While on a straight road, car X and car Y

[avinash.sunnasy]

(DS Problem)

While on a straight road, car X and car Y are travelling at different constant rates. If car X is now 1 mile ahead of car Y, how many minutes from now will car X be 2 miles ahead of car Y ?

(1) Car X is travelling at 50 miles per hour and car Y is travelling at 40 miles per hour.

(2) 3 minutes ago car X was 0.5 mile ahead of car Y.

(A) Statement (1) ALONE is sufficient, but statement (2) alone is not sufficient.
(B) Statement (2) ALONE is sufficient, but statement (1) alone is not sufficient.
(C) BOTH statements TOGETHER are sufficient, but NEITHER statement ALONE is sufficient.
(D) EACH Statement ALONE is sufficient.
(E) Statements (1) and (2) TOGETHER are NOT sufficient.

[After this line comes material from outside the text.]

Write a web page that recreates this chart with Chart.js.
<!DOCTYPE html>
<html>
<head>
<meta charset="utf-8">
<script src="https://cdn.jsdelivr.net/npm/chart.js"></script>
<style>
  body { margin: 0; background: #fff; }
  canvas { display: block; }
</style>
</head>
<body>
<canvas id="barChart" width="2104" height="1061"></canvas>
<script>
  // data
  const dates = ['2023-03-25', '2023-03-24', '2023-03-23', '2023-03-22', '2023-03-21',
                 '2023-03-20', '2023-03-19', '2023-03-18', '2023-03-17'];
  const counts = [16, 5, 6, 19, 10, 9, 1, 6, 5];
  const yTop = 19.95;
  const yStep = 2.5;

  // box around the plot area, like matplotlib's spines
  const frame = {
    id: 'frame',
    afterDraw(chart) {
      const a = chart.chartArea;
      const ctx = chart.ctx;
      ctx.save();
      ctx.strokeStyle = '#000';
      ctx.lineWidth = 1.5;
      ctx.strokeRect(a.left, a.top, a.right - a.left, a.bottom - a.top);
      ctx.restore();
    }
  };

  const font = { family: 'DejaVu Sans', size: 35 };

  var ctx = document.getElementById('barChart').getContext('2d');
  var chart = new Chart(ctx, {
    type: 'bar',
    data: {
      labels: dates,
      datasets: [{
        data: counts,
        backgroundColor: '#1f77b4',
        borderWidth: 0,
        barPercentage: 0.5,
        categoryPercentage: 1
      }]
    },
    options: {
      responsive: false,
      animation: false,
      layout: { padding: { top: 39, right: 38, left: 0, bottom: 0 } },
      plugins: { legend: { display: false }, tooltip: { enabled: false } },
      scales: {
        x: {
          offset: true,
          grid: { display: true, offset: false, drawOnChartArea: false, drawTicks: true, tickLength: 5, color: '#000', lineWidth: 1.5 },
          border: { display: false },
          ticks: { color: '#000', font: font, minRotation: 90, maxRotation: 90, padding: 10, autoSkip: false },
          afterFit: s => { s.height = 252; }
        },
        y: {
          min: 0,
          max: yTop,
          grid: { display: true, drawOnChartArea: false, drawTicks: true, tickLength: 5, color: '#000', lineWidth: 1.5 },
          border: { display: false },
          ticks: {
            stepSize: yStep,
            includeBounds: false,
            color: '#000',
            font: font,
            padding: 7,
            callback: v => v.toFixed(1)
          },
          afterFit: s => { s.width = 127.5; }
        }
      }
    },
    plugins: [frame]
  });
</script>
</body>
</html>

:------------------------------------------------------:

Hello all,

I've actually solved this problem correctly, but I believe it was a fluke, lol!

STEP 1:-

Simplify the question.

Rate Time Distance
X R1 T D+1
Y R2 T D

The question becomes what is R1(rate of car x)?

STEP 2:-

Analyse statement (1)

With the information provided the above chart becomes...

Rate Time Distance
X 50 T D+1
Y 40 T D

with an additional mile...

Rate Time Distance
X 50 T+X D+1
Y 40 T D

Therefore...

(EQ1) 50T = D+1

(EQ2) 50T+50X = D+2

(EQ2)-(EQ1) -> 50X=1 X= 1/50 1.2 minutes

STEP 3:-

Analyse statement (2)

In 3 mins car X travelled 0.5miles relative to car Y

3*20 = 60

0.5*20 = 10

Therefore Car X travels 10 mph faster than Car Y

So at 10mph how long will it take to travel a mile?

6 minutes

Since the answer are ultimately different I question my approach.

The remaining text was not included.